Centripetal Incorporealities
A rendition to Kazuko Tsujimura and the Nirvana troupe
In the exhibition, “the disappearing body”, Body_hacker (aka Sall Lam Toro) presents a site-specific installation and a durational performance series that engages Tsujimura’s concept of body disappearance, as well as ritualistic and minimal movements within oracular encounters. Activating reconstructed objects from Tsujimura’s performances, Body_hacker works with the archival material through choreographic transmission and spectral cohabitation connecting to the spiritual embodiment that was integral to Tsujimura’s conceptual art practice.
The installation is centered around a mirrored floor, composed of nine light-reflecting squares arranged in a 3×3 mandala formation. Together with Nirvana, the concept of ultimate liberation, the Mandala, representing universal truth in many spiritual esoteric practices, was a recurring figure in Tsujimura’s work, found in her collaborations with other conceptual artists such as Yutaka Matsusawa, and within the performance collective Parinirvana Paryaya Body (PPB).
In this installation the mandala’s symmetrical grid, also recalls the boxing ring setting of PPB’s seminal performance at the Nitto Boxing Gym in 1970.

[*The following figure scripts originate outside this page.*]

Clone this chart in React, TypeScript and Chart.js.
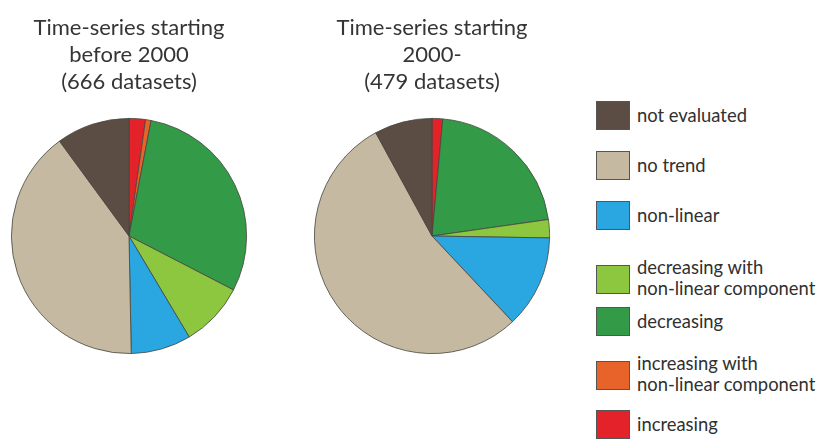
import React, { useEffect, useRef } from "react";
import { Chart, registerables } from "chart.js";

Chart.register(...registerables);

// Categories, in clockwise order starting at 12 o'clock
const categories = [
  "increasing",
  "increasing with non-linear component",
  "decreasing",
  "decreasing with non-linear component",
  "non-linear",
  "no trend",
  "not evaluated",
];

const colors = ["#e4222a", "#e8632a", "#339a47", "#8dc63f", "#2aa6e0", "#c5b9a1", "#5b4d43"];

// dataset counts
const before2000 = [15, 5, 197, 59, 55, 268, 67];
const after2000 = [7, 0, 102, 12, 61, 259, 38];

const titleBefore = ["Time-series starting", "before 2000", "(666 datasets)"];
const titleAfter = ["Time-series starting", "2000-", "(479 datasets)"];

// legend (top to bottom)
const legendItems = [
  { label: ["not evaluated"], color: "#5b4d43", top: 101 },
  { label: ["no trend"], color: "#c5b9a1", top: 151 },
  { label: ["non-linear"], color: "#2aa6e0", top: 201 },
  { label: ["decreasing with", "non-linear component"], color: "#8dc63f", top: 265 },
  { label: ["decreasing"], color: "#339a47", top: 307 },
  { label: ["increasing with", "non-linear component"], color: "#e8632a", top: 361 },
  { label: ["increasing"], color: "#e4222a", top: 410 },
];

const FONT = "Lato, 'Open Sans', sans-serif";

function PieChart({ data, title, left }: { data: number[]; title: string[]; left: number }) {
  const ref = useRef<HTMLCanvasElement>(null);
  useEffect(() => {
    if (!ref.current) return;
    const chart = new Chart(ref.current, {
      type: "pie",
      data: {
        labels: categories,
        datasets: [
          {
            data,
            backgroundColor: colors,
            borderColor: "#45453f",
            borderWidth: 0.8,
          },
        ],
      },
      options: {
        animation: false,
        responsive: false,
        maintainAspectRatio: false,
        layout: { padding: { bottom: 6 } },
        plugins: {
          legend: { display: false },
          tooltip: { enabled: false },
          title: {
            display: true,
            text: title,
            color: "#353535",
            font: { family: FONT, size: 22, weight: "normal", lineHeight: 27 / 22 },
            padding: { top: 14, bottom: 23 },
          },
        },
      },
    });
    return () => chart.destroy();
  }, [data, title]);
  return (
    <canvas
      ref={ref}
      width={258}
      height={360}
      style={{ position: "absolute", left, top: 0, width: 258, height: 360 }}
    />
  );
}

export default function App() {
  return (
    <div
      style={{
        position: "fixed",
        left: 0,
        top: 0,
        width: 819,
        height: 440,
        background: "#ffffff",
        overflow: "hidden",
      }}
    >
      <PieChart data={before2000} title={titleBefore} left={0} />
      <PieChart data={after2000} title={titleAfter} left={303} />
      {legendItems.map((it, i) => (
        <div key={i}>
          <div
            style={{
              position: "absolute",
              left: 596,
              top: it.top,
              width: 32,
              height: 27,
              background: it.color,
              border: "1px solid #555",
            }}
          />
          <div
            style={{
              position: "absolute",
              left: 637,
              top: it.label.length > 1 ? it.top - 8 : it.top + 4,
              fontFamily: FONT,
              fontSize: 18.4,
              lineHeight: "21px",
              color: "#303030",
              whiteSpace: "nowrap",
            }}
          >
            {it.label.map((l, j) => (
              <div key={j}>{l}</div>
            ))}
          </div>
        </div>
      ))}
    </div>
  );
}
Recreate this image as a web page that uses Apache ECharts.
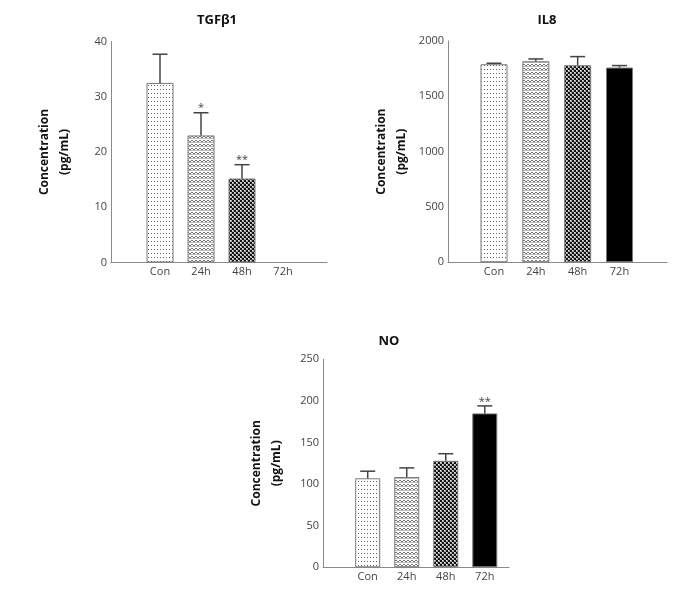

Key elements from this performance such as the rejection of movement and narrative, as well as evocation of what lies within the liminal and mystical are reformulated in Body_hacker’s work. Within the mirrored structure and through the performances, Body_hacker enters into a trance-like possession, ceremoniously ritualizing remade objects, such as; the suspended white dress, masks, and straw effigy––all reinterpreted by Yoshiko Shimada––and each integral to Tsujimura’s visual and performative language.
Credits:
curated by and text by bluestockings (BS)
performed at Heirloom Center for Art and Archives, Copenhagen, Denmark the 19th June 2025
sound by Aase Nielsen
remade objects and costume by Yoshiko Shimada
mandala installation by body_hacker (aka Sall Lam Toro)
photo documentation by Malle Madsen, and courtesy Heirloom and Bluestockings (bs)

















The performance was part of the exhibition Disappearing Body – Becoming Tsujimura presents the Japanese artist Yoshiko Shimada in collaboration with two Denmark-based artists: composer and sound artist Aase Nielsen, and performance artist Body_hacker. Together, they explore the legacy of the groundbreaking Japanese dancer and performer Kazuko Tsujimura (1941–2004).
Kazuko Tsujimura was part of Japan’s post-war avant-garde, active from the 1960s onward. She participated in a number of collaborations, groups, and collectives across art forms and introduced the concept of ‘dance without body, without dance’. Despite her extensive oeuvre, Tsujimura’s groundbreaking work was largely overlooked by history. A rich archive of photographic material from performances, shows, and fragmented installations remained untouched in stacked boxes at her brother’s home until 2017, when artist and researcher Yoshiko Shimada ensured the transfer of the materials to the archive of Keio University Art Center in Tokyo.
In Disappearing Body – Becoming Tsujimura, this archival material is presented to the public for the first time. The title of the exhibition weaves together Tsujimura’s lifelong artistic and spiritual explorations of body, dance, and movement with Yoshiko Shimada’s innovative performance and archival practice – across time and space. For decades, Shimada has worked to highlight overlooked practices of female artists and has reactivated artistic kinships in her own works through performance and reinterpretation of concepts, identities, and bodies.
The exhibition at HEIRLOOM showcases selected parts of Tsujimura’s extensive photographic archive alongside Shimada’s reinterpretations, in combination with new performance- and sound-based works by Body_hacker and Aase Nielsen. Here, archive and body meet, as the artists collectively evoke the sensibility embedded within the archive – through explorations of ideas around transgression and transfeminine expression in Tsujimura’s conceptual artistic practice. Her oeuvre is recontextualised through performances, reenactments, and interventions in the exhibition space, and the exhibition explores themes such as rituals, spiritual practice, kinship, and collective memory.